Before I write this review, let me educate the non-American readers of this fine website about the amazing about-face that happens this time of year. Just one day before I finalized this review, our nation celebrated Thanksgiving, a day where we all sit around the table, eat turkey, unsuccessfully avoid all conversations about politics, and above all give thanks for what we have. I mention this because 24 hours later, a phenomenon known as Black Friday began. A day where all promises of thanks and gratefulness are dashed. People clog up malls and stores, beating the shit out of each other for expensive phones, crazy gadgets, and even $20,000 bottles of beer served in a squirrel’s carcass. What’s this got to do with the review at hand? Well, Denmark’s Aphyxion has been championed as “melodic death metal saviors” by the press, and on their second full-length, Aftermath, well… you can see where this is going, can’t you?

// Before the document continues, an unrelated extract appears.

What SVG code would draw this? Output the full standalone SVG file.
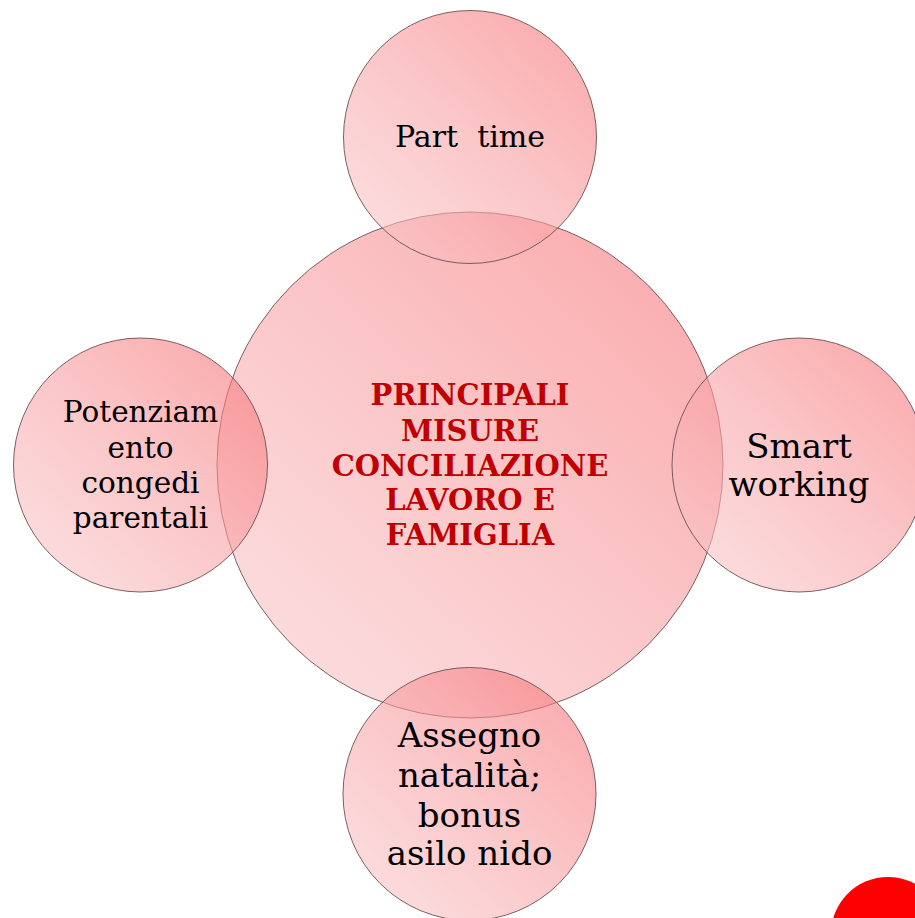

But first, the good. “Dark Stains on Ivory” bursts forth with youthful energy and some clearly enunciated growls by vocalist Michael Vahl. What comes next, though, lies the problem. The verse is carried by a repetitious chug of the open low string on the guitars, with only the chorus possessing any sort of melody whatsoever. A synthesizer, not the guitars, provides that melody, as the guitarists perform little more than breakdowns and open-string chugs. In fact, all of the pluses that Mark Z. touched upon in the review of their debut, Earth Entangled, are jettisoned almost entirely. That said, the band’s youthful energy propels the song forward, giving the song a much-needed breath of life.
And they need this breath of life, because Aftermath is largely forgettable, and those unforgettable moments border on the hysterically bad. The ESL lyrics consist of self-empowerment clichés, such as on “A Part of the Solution” (“Prepare for the upcoming riot/hear my words, your life has expired/your addictions is society’s rules/hear my words, YOU’RE A BLOOD-FUCKING FOOL!”), and “Same Kind of Different” (“So get this fucking straight/we are in this together, never alone/you are flesh, I AM BONE!”). “A Part of the Solution” also possesses one of the two guitar melodies on the entire length of Aftermath. The other, “As We Blacken the Sky,” stands out due to a reduced tempo. But overall, this album veers more toward deathcore territory than melodic death metal. Aftermath revels in one-note breakdowns so much that Xzibit would be impressed with the amount of breakdowns-within-breakdowns. In fact, I prematurely gave thanks that Aftermath lacked the genre’s pre-requisite bass drop, until 1:50 into “The Nature of Mankind” happened, and I not-so-silently wept into my cranberry sauce.
Aftermath’s production feels manufactured and robotic. The drums sound mechanical, and the bass, other than the aforementioned drop, is heard and not felt. Even if it came with a robust production, Aftermath suffers from too little variation and very little melody. Basically, this is Heaven Shall Burn without the variety or Mors Principium Est without the riffs and solos. When you’re championed as “melodic death metal saviors” and there’s no melody except for what your synth is programmed to play, that’s never a good sign. And while Mors Principium Est utilized a synth player in the past, they also backed it up with great songs.
Aphyxion are young and energetic, so hopefully they can work on their songwriting skills on the next go-around. Aftermath promised a new dawn for melodic death metal, and instead dashed them with simplistic riffing, banal songwriting, and very little in terms of melody. You know, that thing that makes melodic death metal what it is. And speaking of which, I’m going back to Dawn of the 5th Era for my modern melodic death metal fix.